> STATED GOAL
The lines to be extracted begin at the line containing "Write a LaTeX" and end at the last line of the data below; copy them exactly and leave out the pictures.

— start RECORDS FOR THE EXERCISE —

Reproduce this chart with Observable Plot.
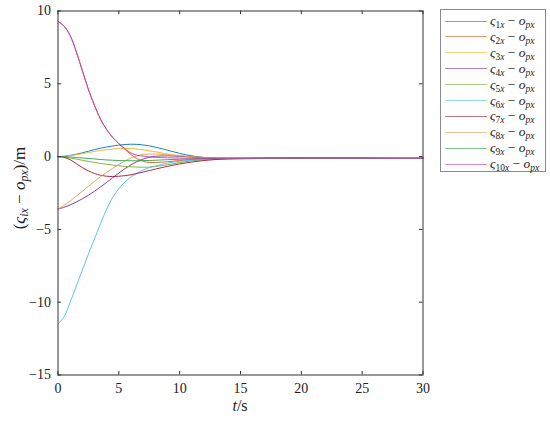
<!DOCTYPE html>
<html>
<head>
<meta charset="utf-8">
<script src="https://cdn.jsdelivr.net/npm/d3@7"></script>
<script src="https://cdn.jsdelivr.net/npm/@observablehq/plot@0.6"></script>
<style>
  html, body { margin: 0; padding: 0; background: #fff; }
  #wrap { position: relative; width: 550px; height: 421px; font-family: "Liberation Serif", serif; color: #222; }
  #legend { position: absolute; left: 440px; top: 9px; width: 106px; height: 163px; border: 1px solid #8a8a8a; background: #fff; box-sizing: border-box; }
  .row { position: absolute; left: 4px; height: 14px; line-height: 14px; display: flex; align-items: center; font-size: 13.5px; white-space: nowrap; }
  .sw { width: 42px; height: 0; border-top: 1.6px solid; margin-right: 3px; opacity: 0.6; }
  .row sub, .lab sub { font-size: 70%; vertical-align: -0.3em; line-height: 0; }
  .lab { line-height: 1; }
  #ylab { position: absolute; left: 19px; top: 188px; transform: translate(-50%, -50%) rotate(-90deg); font-size: 17px; white-space: nowrap; }
  #xlab { position: absolute; left: 240px; top: 406px; transform: translate(-50%, -50%); font-size: 16px; white-space: nowrap; }
</style>
</head>
<body>
<div id="wrap"></div>
<script>
// ---- data ----
const t = [0, 0.5, 1, 1.5, 2, 2.5, 3, 3.5, 4, 4.5, 5, 5.5, 6, 6.5, 7, 7.5, 8, 9, 10, 11, 12, 13, 14, 16, 18, 20, 22, 25, 28, 30];
const s1 = [0, 0.02, 0.08, 0.16, 0.26, 0.37, 0.48, 0.58, 0.66, 0.73, 0.79, 0.83, 0.85, 0.84, 0.8, 0.74, 0.65, 0.44, 0.22, 0.05, -0.06, -0.12, -0.14, -0.14, -0.12, -0.1, -0.1, -0.11, -0.12, -0.12];
const s2 = [9.28, 8.95, 8.3, 7.2, 5.9, 4.6, 3.5, 2.55, 1.85, 1.3, 0.88, 0.5, 0.14, -0.14, -0.32, -0.4, -0.4, -0.35, -0.27, -0.2, -0.16, -0.13, -0.12, -0.1, -0.09, -0.09, -0.1, -0.11, -0.12, -0.12];
const s3 = [0, 0.02, 0.07, 0.13, 0.2, 0.28, 0.35, 0.42, 0.48, 0.52, 0.55, 0.56, 0.55, 0.52, 0.47, 0.4, 0.33, 0.18, 0.06, -0.02, -0.07, -0.1, -0.11, -0.11, -0.1, -0.1, -0.1, -0.11, -0.12, -0.12];
const s4 = [-3.6, -3.48, -3.32, -3.12, -2.9, -2.65, -2.38, -2.08, -1.77, -1.45, -1.13, -0.83, -0.56, -0.34, -0.17, -0.05, 0.02, 0.05, 0.02, -0.03, -0.07, -0.1, -0.11, -0.12, -0.11, -0.1, -0.1, -0.11, -0.12, -0.12];
const s5 = [0, -0.04, -0.1, -0.17, -0.25, -0.33, -0.4, -0.47, -0.53, -0.58, -0.63, -0.67, -0.7, -0.72, -0.73, -0.72, -0.68, -0.56, -0.41, -0.29, -0.21, -0.16, -0.14, -0.12, -0.11, -0.1, -0.1, -0.11, -0.12, -0.12];
const s6 = [-11.5, -11.0, -10.0, -8.9, -7.8, -6.7, -5.65, -4.6, -3.6, -2.8, -2.2, -1.75, -1.4, -1.12, -0.92, -0.76, -0.64, -0.45, -0.32, -0.24, -0.19, -0.16, -0.14, -0.12, -0.11, -0.1, -0.1, -0.11, -0.12, -0.12];
const s7 = [0, -0.05, -0.22, -0.48, -0.75, -0.98, -1.16, -1.28, -1.35, -1.37, -1.35, -1.31, -1.25, -1.16, -1.06, -0.96, -0.86, -0.67, -0.5, -0.37, -0.27, -0.2, -0.16, -0.13, -0.11, -0.1, -0.1, -0.11, -0.12, -0.12];
const s8 = [-3.6, -3.35, -3.05, -2.72, -2.38, -2.04, -1.7, -1.38, -1.08, -0.8, -0.54, -0.3, -0.1, 0.05, 0.14, 0.18, 0.18, 0.12, 0.05, -0.01, -0.06, -0.09, -0.11, -0.11, -0.1, -0.1, -0.1, -0.11, -0.12, -0.12];
const s9 = [0, -0.01, -0.03, -0.06, -0.09, -0.13, -0.16, -0.2, -0.23, -0.25, -0.27, -0.28, -0.29, -0.29, -0.28, -0.27, -0.25, -0.21, -0.18, -0.16, -0.14, -0.13, -0.12, -0.11, -0.1, -0.1, -0.1, -0.11, -0.12, -0.12];
const s10 = [9.3, 8.97, 8.32, 7.22, 5.92, 4.62, 3.52, 2.57, 1.87, 1.32, 0.9, 0.55, 0.24, 0.1, 0.03, -0.02, -0.05, -0.08, -0.1, -0.11, -0.12, -0.12, -0.12, -0.11, -0.1, -0.1, -0.1, -0.11, -0.12, -0.12];
const seriesNames = ["s1","s2","s3","s4","s5","s6","s7","s8","s9","s10"];
const seriesValues = [s1, s2, s3, s4, s5, s6, s7, s8, s9, s10];
const colors = ["#0072BD","#D95319","#EDB120","#7E2F8E","#77AC30","#4DBEEE","#A2142F","#E39B4C","#2E9E44","#C040B4"];
const xTicks = [0, 5, 10, 15, 20, 25, 30];
const yTicks = [-15, -10, -5, 0, 5, 10];
const legendIdx = ["1","2","3","4","5","6","7","8","9","10"];

// ---- build ----
const long = [];
seriesValues.forEach((arr, k) => arr.forEach((v, i) => long.push({t: t[i], v, s: seriesNames[k]})));
const fmt = d => (d < 0 ? "\u2212" + Math.abs(d) : String(d));
const tk = 0.25, tkx = 0.3; // inner tick length in data units (~3.6px)

const chart = Plot.plot({
  width: 550, height: 421,
  marginLeft: 57.5, marginRight: 127.5, marginTop: 10.5, marginBottom: 46.5,
  x: {domain: [0, 30]},
  y: {domain: [-15, 10]},
  color: {domain: seriesNames, range: colors},
  style: {fontFamily: "'Liberation Serif', serif", fontSize: "14px", background: "white", color: "#222"},
  marks: [
    Plot.line(long, {x: "t", y: "v", z: "s", stroke: "s", curve: "catmull-rom", strokeWidth: 1, strokeOpacity: 0.9}),
    Plot.ruleX(xTicks, {x: d => d, y1: -15, y2: -15 + tk, stroke: "#333"}),
    Plot.ruleX(xTicks, {x: d => d, y1: 10, y2: 10 - tk, stroke: "#333"}),
    Plot.ruleY(yTicks, {y: d => d, x1: 0, x2: tkx, stroke: "#333"}),
    Plot.ruleY(yTicks, {y: d => d, x1: 30, x2: 30 - tkx, stroke: "#333"}),
    Plot.frame({stroke: "#333"}),
    Plot.axisX(xTicks, {tickSize: 0, tickPadding: 8, label: null, tickFormat: fmt, fontSize: 14}),
    Plot.axisY(yTicks, {tickSize: 0, tickPadding: 7, label: null, tickFormat: fmt, fontSize: 14})
  ]
});
const wrap = document.getElementById("wrap");
wrap.appendChild(chart);

// legend
const leg = document.createElement("div");
leg.id = "legend";
legendIdx.forEach((n, i) => {
  const r = document.createElement("div");
  r.className = "row";
  r.style.top = (4 + i * 15.9) + "px";
  r.innerHTML = `<span class="sw" style="border-color:${colors[i]}"></span><span><i>ς</i><sub>${n}<i>x</i></sub> − <i>o</i><sub><i>px</i></sub></span>`;
  leg.appendChild(r);
});
wrap.appendChild(leg);

const yl = document.createElement("div");
yl.id = "ylab"; yl.className = "lab";
yl.innerHTML = `(<i>ς</i><sub><i>ix</i></sub> − <i>o</i><sub><i>px</i></sub>)/m`;
wrap.appendChild(yl);
const xl = document.createElement("div");
xl.id = "xlab"; xl.className = "lab";
xl.innerHTML = `<i>t</i>/s`;
wrap.appendChild(xl);
</script>
</body>
</html>
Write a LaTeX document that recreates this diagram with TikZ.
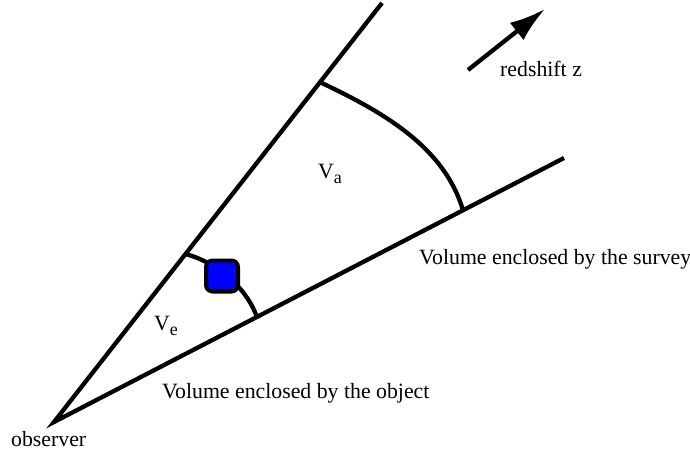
\documentclass[tikz,border=0pt]{standalone}
\usepackage{fontspec}
\setmainfont{Liberation Serif}
\usetikzlibrary{arrows.meta,calc}
\tikzset{
  thickline/.style={line width=4.3pt, line join=miter},
  lbl/.style={anchor=base west, inner sep=0pt, font=\fontsize{21.8}{26}\selectfont},
  objbox/.style={draw, fill=blue, line width=4pt, rounded corners=6.5pt, minimum width=32pt, minimum height=31pt, inner sep=0pt},
  zarrow/.style={line width=4.3pt, -{Latex[length=36pt,width=22pt]}}
}
\newcommand{\vsub}[1]{V\raisebox{-5pt}{\fontsize{18}{18}\selectfont #1}}
\begin{document}
\begin{tikzpicture}[x=1pt,y=-1pt]
\useasboundingbox (0,0) rectangle (690,454);
\coordinate (O) at (54,422);
\coordinate (U) at (382,3);
\coordinate (L) at (564,158);
\coordinate (A1) at ($(O)!0.811!(U)$);
\coordinate (A2) at ($(O)!0.802!(L)$);
\coordinate (B1) at ($(O)!0.401!(U)$);
\coordinate (B2) at ($(O)!0.398!(L)$);
\draw[thickline] (U) -- (O) -- (L);
\draw[thickline] (A1) .. controls (390,115) and (445,150) .. (A2);
\draw[thickline] (B1) .. controls (215,262) and (245,285) .. (B2);
\node[objbox] (obj) at (222,276) {};
\coordinate (zt) at (468,70);
\coordinate (zh) at (545,9);
\draw[zarrow] (zt) -- (zh);
\node[lbl] (zlab) at (500,77) {redshift z};
\node[lbl] (va) at (318,179) {\vsub{a}};
\node[lbl] (ve) at (154,330) {\vsub{e}};
\node[lbl] (surv) at (419,265) {Volume enclosed by the survey};
\node[lbl] (objl) at (162,398) {Volume enclosed by the object};
\node[lbl] (obs) at (11,446) {observer};
\end{tikzpicture}
\end{document}
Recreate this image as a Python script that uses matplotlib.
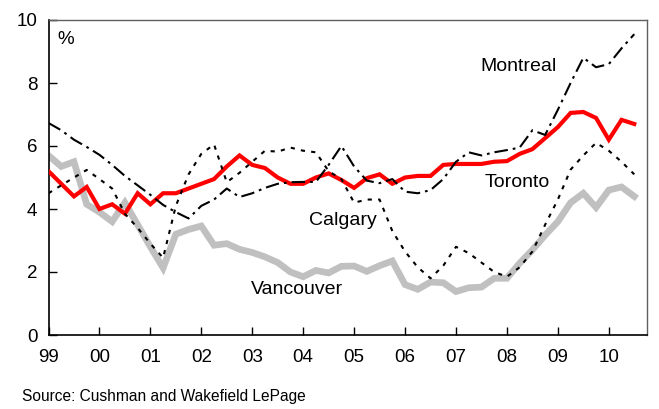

— end RECORDS FOR THE EXERCISE —

> PROBLEM SOLUTION
Write a LaTeX document that recreates this diagram with TikZ.
\documentclass[tikz,border=0pt]{standalone}
\usepackage{fontspec}
\setmainfont{Liberation Serif}
\usetikzlibrary{arrows.meta,calc}
\tikzset{
  thickline/.style={line width=4.3pt, line join=miter},
  lbl/.style={anchor=base west, inner sep=0pt, font=\fontsize{21.8}{26}\selectfont},
  objbox/.style={draw, fill=blue, line width=4pt, rounded corners=6.5pt, minimum width=32pt, minimum height=31pt, inner sep=0pt},
  zarrow/.style={line width=4.3pt, -{Latex[length=36pt,width=22pt]}}
}
\newcommand{\vsub}[1]{V\raisebox{-5pt}{\fontsize{18}{18}\selectfont #1}}
\begin{document}
\begin{tikzpicture}[x=1pt,y=-1pt]
\useasboundingbox (0,0) rectangle (690,454);
\coordinate (O) at (54,422);
\coordinate (U) at (382,3);
\coordinate (L) at (564,158);
\coordinate (A1) at ($(O)!0.811!(U)$);
\coordinate (A2) at ($(O)!0.802!(L)$);
\coordinate (B1) at ($(O)!0.401!(U)$);
\coordinate (B2) at ($(O)!0.398!(L)$);
\draw[thickline] (U) -- (O) -- (L);
\draw[thickline] (A1) .. controls (390,115) and (445,150) .. (A2);
\draw[thickline] (B1) .. controls (215,262) and (245,285) .. (B2);
\node[objbox] (obj) at (222,276) {};
\coordinate (zt) at (468,70);
\coordinate (zh) at (545,9);
\draw[zarrow] (zt) -- (zh);
\node[lbl] (zlab) at (500,77) {redshift z};
\node[lbl] (va) at (318,179) {\vsub{a}};
\node[lbl] (ve) at (154,330) {\vsub{e}};
\node[lbl] (surv) at (419,265) {Volume enclosed by the survey};
\node[lbl] (objl) at (162,398) {Volume enclosed by the object};
\node[lbl] (obs) at (11,446) {observer};
\end{tikzpicture}
\end{document}
Recreate this image as a Python script that uses matplotlib.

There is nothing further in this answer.